Risk management and operational resilience during migration
Construction firms cannot afford ERP migration that interrupts payroll, subcontractor payments, procurement releases, or project billing. Operational resilience must therefore be designed into the program from the start. That includes cutover rehearsals, fallback procedures, data reconciliation controls, role-based access validation, and command-center support during the first reporting cycles.
One realistic scenario involves a multi-entity builder migrating to cloud ERP at quarter end while several large projects are processing owner billings and subcontractor draws. If billing workflows, retention calculations, and commitment balances are not validated through end-to-end testing, the business may face cash flow delays and stakeholder escalation. The lesson is clear: migration testing should mirror operational reality, not just technical completeness.
- Prioritize end-to-end testing for procure-to-pay, project-to-cash, change management, payroll interfaces, and period close.
- Create operational continuity plans for payment runs, field reporting, billing cycles, and executive reporting during cutover.
- Use hypercare governance with daily issue triage, business ownership, and KPI-based stabilization thresholds.
- Track resilience indicators such as invoice backlog, billing timeliness, forecast variance, and unresolved master data defects.

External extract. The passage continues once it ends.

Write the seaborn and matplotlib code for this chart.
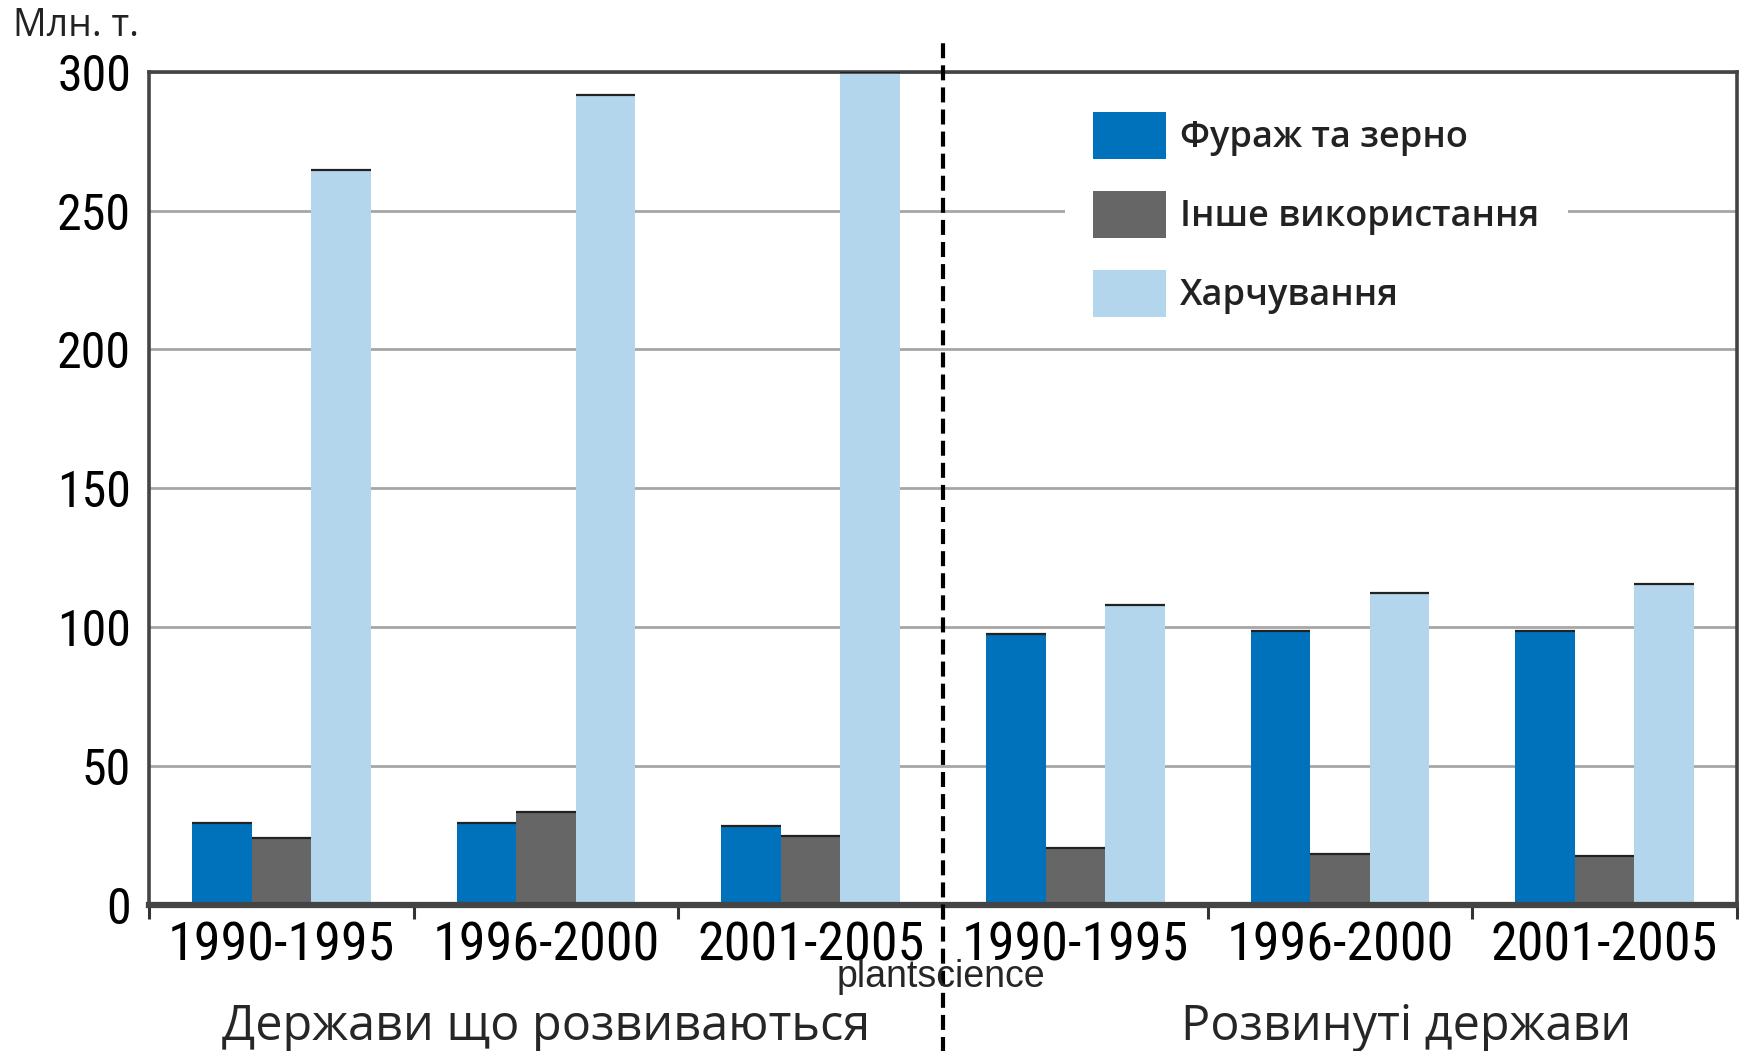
import matplotlib
matplotlib.use("Agg")
import matplotlib.pyplot as plt
import seaborn as sns
import pandas as pd
from matplotlib.ticker import FixedLocator
from matplotlib import font_manager

# ---- data ----
periods = ["1990-1995", "1996-2000", "2001-2005"]
regions = ["Держави що розвиваються", "Розвинуті держави"]
series = ["Фураж та зерно", "Інше використання", "Харчування"]
feed_developing = [29.5, 29.5, 28.5]
other_developing = [24, 33.5, 25]
food_developing = [264.5, 291.5, 300]
feed_developed = [97.5, 98.5, 98.5]
other_developed = [20.5, 18.5, 17.5]
food_developed = [108, 112.5, 115.5]
colors = ["#0072BC", "#666666", "#B3D6EC"]
y_ticks = [0, 50, 100, 150, 200, 250, 300]

rows = []
for r, vals in zip(regions, [(feed_developing, other_developing, food_developing),
                             (feed_developed, other_developed, food_developed)]):
    for i, p in enumerate(periods):
        for s, v in zip(series, vals):
            rows.append({"slot": f"{r}|{p}", "period": p, "region": r, "series": s, "value": v[i]})
df = pd.DataFrame(rows)
slot_order = [f"{r}|{p}" for r in regions for p in periods]

sns.set_theme(style="white")
plt.rcParams['font.family'] = ['Open Sans', 'DejaVu Sans']

names = {f.name for f in font_manager.fontManager.ttflist}
if 'Roboto Condensed' in names:
    num_font, xt_size, yt_size = 'Roboto Condensed', 39, 36
elif 'Liberation Sans Narrow' in names:
    num_font, xt_size, yt_size = 'Liberation Sans Narrow', 40, 36
else:
    num_font, xt_size, yt_size = 'Roboto', 35, 31

fig = plt.figure(figsize=(17.4, 10.51), dpi=100)
ax = fig.add_axes([0.0857, 0.1389, 0.9125, 0.7929])

sns.barplot(data=df, x="slot", y="value", hue="series", order=slot_order,
            hue_order=series, palette=colors, width=0.675, saturation=1,
            edgecolor="none", linewidth=0, ax=ax, zorder=2, legend=True)

# thin dark line on top of each bar
for patch in ax.patches:
    h = patch.get_height()
    if h > 0 and patch.get_width() < 1:
        x0 = patch.get_x()
        ax.plot([x0, x0 + patch.get_width()], [h, h], color="#222222", lw=1.6,
                zorder=3, solid_capstyle="butt")

ax.set_xlim(-0.5, 5.5)
ax.set_ylim(0, 300)
ax.set_yticks(y_ticks)
ax.set_yticklabels([str(t) for t in y_ticks], family=[num_font, 'DejaVu Sans'], fontsize=yt_size)
ax.set_xticks(range(6))
ax.set_xticklabels(periods * 2, family=[num_font, 'DejaVu Sans'], fontsize=xt_size)
ax.xaxis.set_minor_locator(FixedLocator([-0.5, 0.5, 1.5, 2.5, 3.5, 4.5, 5.5]))
ax.tick_params(axis="x", which="major", length=0, pad=11, colors="black")
ax.tick_params(axis="x", which="minor", length=10, width=2.2, color="#333333", direction="out", bottom=True)
ax.tick_params(axis="y", which="major", length=0, pad=13, colors="black")
ax.set_xlabel("")
ax.set_ylabel("")

# grid
ax.yaxis.grid(True, color="#A6A6A6", lw=2.0, zorder=0)
ax.set_axisbelow(True)

for side in ["top", "left", "right"]:
    ax.spines[side].set_color("#444444")
    ax.spines[side].set_linewidth(2.6)
ax.spines["bottom"].set_color("#444444")
ax.spines["bottom"].set_linewidth(4.5)
ax.spines["bottom"].set_zorder(5)

# dashed separator
ax.axvline(2.5, ymin=-0.18, ymax=1.036, color="black", lw=3.0, dashes=(3.6, 1.7),
           clip_on=False, zorder=6)

# legend (white box interrupts the gridline behind it)
handles, labels = ax.get_legend_handles_labels()
leg = ax.legend(handles, labels, loc="upper left", bbox_to_anchor=(0.5652, 1.0083),
                frameon=True, handlelength=2.0, handleheight=1.62,
                labelspacing=0.89, handletextpad=0.4, borderpad=0.8,
                prop={'family': ['Open Sans', 'DejaVu Sans'], 'weight': 'semibold', 'size': 26})
frame = leg.get_frame()
frame.set_facecolor("white")
frame.set_edgecolor("white")
frame.set_linewidth(0)
frame.set_alpha(1)
frame.set_boxstyle("square", pad=0)
for t in leg.get_texts():
    t.set_color("#222222")

# region labels
ax.text(1.0, -0.162, regions[0], transform=ax.get_xaxis_transform(), ha="center", va="baseline",
        fontsize=35, family=['Open Sans', 'DejaVu Sans'])
ax.text(4.25, -0.162, regions[1], transform=ax.get_xaxis_transform(), ha="center", va="baseline",
        fontsize=35, family=['Open Sans', 'DejaVu Sans'])

# unit label and watermark
fig.text(0.0075, 0.975, "Млн. т.", ha="left", va="center", fontsize=27,
         family=['Open Sans', 'DejaVu Sans'], color="#222222")
fig.text(0.541, 0.07, "plantscience", ha="center", va="center", fontsize=27,
         family=['Liberation Sans', 'DejaVu Sans'])

fig.savefig("out.png", dpi=100)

Executive recommendations for construction ERP transformation
Executives should begin by defining what consolidation actually means for the enterprise. In some organizations, the priority is a single source of truth for job cost and commitments. In others, it is procurement control, multi-entity financial visibility, or standardized project governance. The transformation roadmap should reflect those priorities explicitly, because they shape sequencing, investment, and change management architecture.
Second, leaders should resist the temptation to migrate every legacy variation. Construction businesses often believe local process uniqueness is essential, but much of that variation is historical rather than strategic. Rationalizing workflows, approval structures, and reporting definitions is where long-term value is created.
Third, treat implementation as a business-led modernization program with technology enablement, not an IT-owned system replacement. When operations, procurement, and finance jointly own the target model, the organization is more likely to achieve durable adoption, stronger governance, and measurable operational improvement.
For construction firms, the most successful ERP migrations are those that connect project execution, supply chain discipline, and financial control into one governed operating system. That is the path to better forecasting, faster decisions, stronger compliance, and scalable growth across an increasingly complex project portfolio.